Required work:
Nothing after the line with "width=1.3, color=axis_color, pad=1)" belongs in the copy; extract the lines below from the top through that line, pictures left out.

— BEGIN Source excerpt —

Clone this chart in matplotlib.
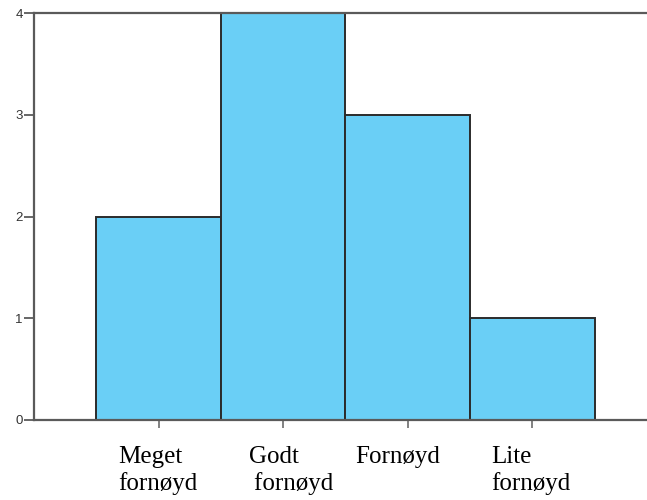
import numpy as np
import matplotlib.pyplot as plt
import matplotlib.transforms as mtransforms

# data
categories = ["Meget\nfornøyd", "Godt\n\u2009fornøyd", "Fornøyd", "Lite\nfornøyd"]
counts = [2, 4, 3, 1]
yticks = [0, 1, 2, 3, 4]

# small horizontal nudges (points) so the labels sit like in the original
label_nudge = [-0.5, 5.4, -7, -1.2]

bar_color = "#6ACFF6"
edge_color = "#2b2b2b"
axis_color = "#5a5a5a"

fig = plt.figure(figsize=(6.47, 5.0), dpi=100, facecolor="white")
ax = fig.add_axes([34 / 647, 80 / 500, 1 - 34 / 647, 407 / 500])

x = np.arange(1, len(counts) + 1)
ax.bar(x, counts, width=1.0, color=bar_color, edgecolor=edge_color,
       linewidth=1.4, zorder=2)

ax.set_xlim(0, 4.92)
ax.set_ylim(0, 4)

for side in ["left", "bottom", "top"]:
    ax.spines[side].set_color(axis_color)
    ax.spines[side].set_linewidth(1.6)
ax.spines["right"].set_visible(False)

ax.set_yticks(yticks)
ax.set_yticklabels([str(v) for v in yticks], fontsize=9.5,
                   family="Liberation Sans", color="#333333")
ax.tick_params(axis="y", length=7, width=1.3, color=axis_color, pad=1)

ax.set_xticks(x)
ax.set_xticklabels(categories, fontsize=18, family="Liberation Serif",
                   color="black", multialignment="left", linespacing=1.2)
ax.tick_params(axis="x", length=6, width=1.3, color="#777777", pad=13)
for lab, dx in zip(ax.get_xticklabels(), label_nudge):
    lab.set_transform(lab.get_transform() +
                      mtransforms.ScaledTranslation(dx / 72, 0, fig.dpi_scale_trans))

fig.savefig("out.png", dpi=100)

— END Source excerpt —

Expected answer:
Clone this chart in matplotlib.
import numpy as np
import matplotlib.pyplot as plt
import matplotlib.transforms as mtransforms

# data
categories = ["Meget\nfornøyd", "Godt\n\u2009fornøyd", "Fornøyd", "Lite\nfornøyd"]
counts = [2, 4, 3, 1]
yticks = [0, 1, 2, 3, 4]

# small horizontal nudges (points) so the labels sit like in the original
label_nudge = [-0.5, 5.4, -7, -1.2]

bar_color = "#6ACFF6"
edge_color = "#2b2b2b"
axis_color = "#5a5a5a"

fig = plt.figure(figsize=(6.47, 5.0), dpi=100, facecolor="white")
ax = fig.add_axes([34 / 647, 80 / 500, 1 - 34 / 647, 407 / 500])

x = np.arange(1, len(counts) + 1)
ax.bar(x, counts, width=1.0, color=bar_color, edgecolor=edge_color,
       linewidth=1.4, zorder=2)

ax.set_xlim(0, 4.92)
ax.set_ylim(0, 4)

for side in ["left", "bottom", "top"]:
    ax.spines[side].set_color(axis_color)
    ax.spines[side].set_linewidth(1.6)
ax.spines["right"].set_visible(False)

ax.set_yticks(yticks)
ax.set_yticklabels([str(v) for v in yticks], fontsize=9.5,
                   family="Liberation Sans", color="#333333")
ax.tick_params(axis="y", length=7, width=1.3, color=axis_color, pad=1)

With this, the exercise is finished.